No, it seems to me that the Obama response to the profoundly cruel, incoherent, polemical budget drawn up by doll-eyed dolt Paul Ryan will be the real battleground in the months to come. Coming on the heels of Obama's announcement of his re-election campaign, the terms on which he fights a budget which Ryan himself has declared the manifesto of a "Cause" will tell us all what we will have to work with between now and November 2012.

It is a truism that politicians campaign in poetry and govern in prose, and part of the reason this is true is that few are inspired let alone not plain demoralized by prosaic campaigns to infuse them with the kind of energy and imagination that yields victories with legs (not to mention coat-tails). It is also a truism that budgets are moral documents, and to the extent that this is true, the profoundly immoral document that Randroid Paul has delivered to the world calls for a moral response just as ferociously as the location of this speech at the beginning of a new Obama campaign calls for the kind of poetry a moral respond would provide.

Again, it is not surprising that Obama may cunningly win policy skirmishes on the budget deal and on the debt ceiling. But it is crucial to grasp that to win the budget battle with Ryan on such terms (however competent and comfortable he may be on such ground as a sitting President) will not win him the election of which this skirmish is a part.

As progressives at the level of the States are reconnecting the Democratic Party via a defense of organized labor with the politics of the majority of people who work for a living, now is the time for progressives at the level of the National politics of a Presidential campaign to do the same via a moral battle over the GOP budget to punish suffering and vulnerable majorities in order to lard the richest of the rich with ever more wealth and privilege.
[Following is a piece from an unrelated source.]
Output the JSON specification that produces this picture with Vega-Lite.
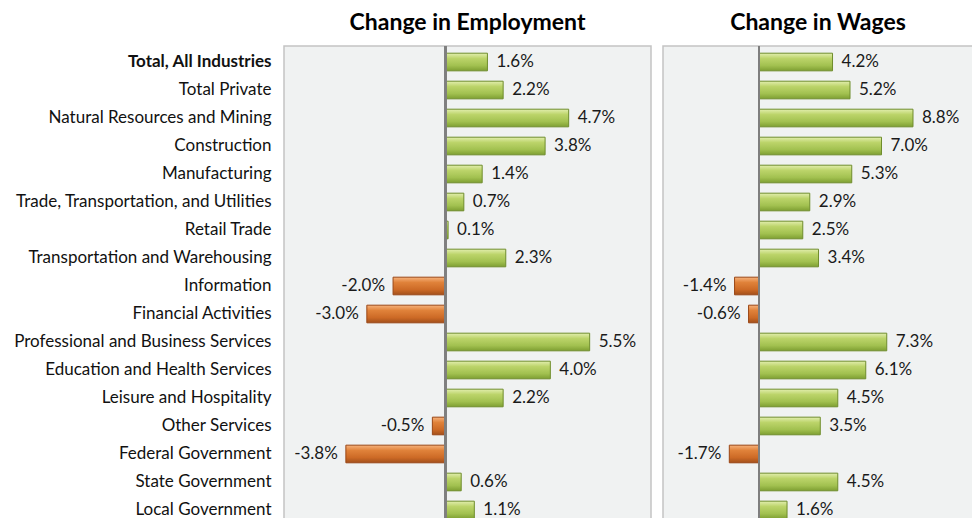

Those who are worried about Wednesday's speech are worried that a golden opportunity will be squandered for progressive change in a pre-emptive surrender to phony, immoral, unsound "bipartisanship," and we are worried that an utterly demoralizing tone will be set with which we must all cope for many long months of long days of long hours of effort all to an uncertain outcome in which even victory would feel ambivalent at best.